At one point, Knight and Quillan do a Tarzan style rope fly over a pit of alligators and one of them declares upon seeing one of the natives, "I've seen better heads on totem poles". At just over an hour, this is a throwback to the types of musicals that were being done in the early 1930's, giving the two sidekicks even a brief opportunity to break into "Singin' in the Rain". An opening sequence with Larry Keating as himself hosting a radio show and interviewing Gargan about his occupation is pointless and includes audience laughter over things that just aren't funny. The dance numbers themselves aren't bad, but they certainly are ridiculously bad with supposed Polynesian women looking whiter than the unwelcome visitors. In trying to be poetic, the screenplay ends up sounding more pathetic.

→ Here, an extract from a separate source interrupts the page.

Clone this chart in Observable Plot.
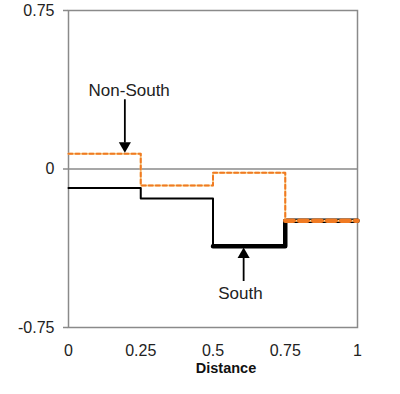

As I often say for this kind of rare material from the forties, this is rather good stuff, entertaining enough to keep you awake, preventing you from switching the TV set button off. Jungle, treasure search, wild natives, beautiful gals, enchanting songs from the islands, nothing really new here, except maybe lots of charm and nostalgia for this lost cinema. So useless to spend your lifetime to purchase it, unless you are a very dedicated gem searcher, a true moviemaniac...
I received this DVD without asking for it. It was there, among a batch of other items. I guess this was the kind of stuff which was shown to the GI's from Europe and the Pacific, back in 1945. Enternainment for the troops. Nothing more.
But if you get it, Watch this feature, just for the fun. Don't throw it in the garbage can, as I would do with the new TRANSFORMERS crap. Another time, another waste.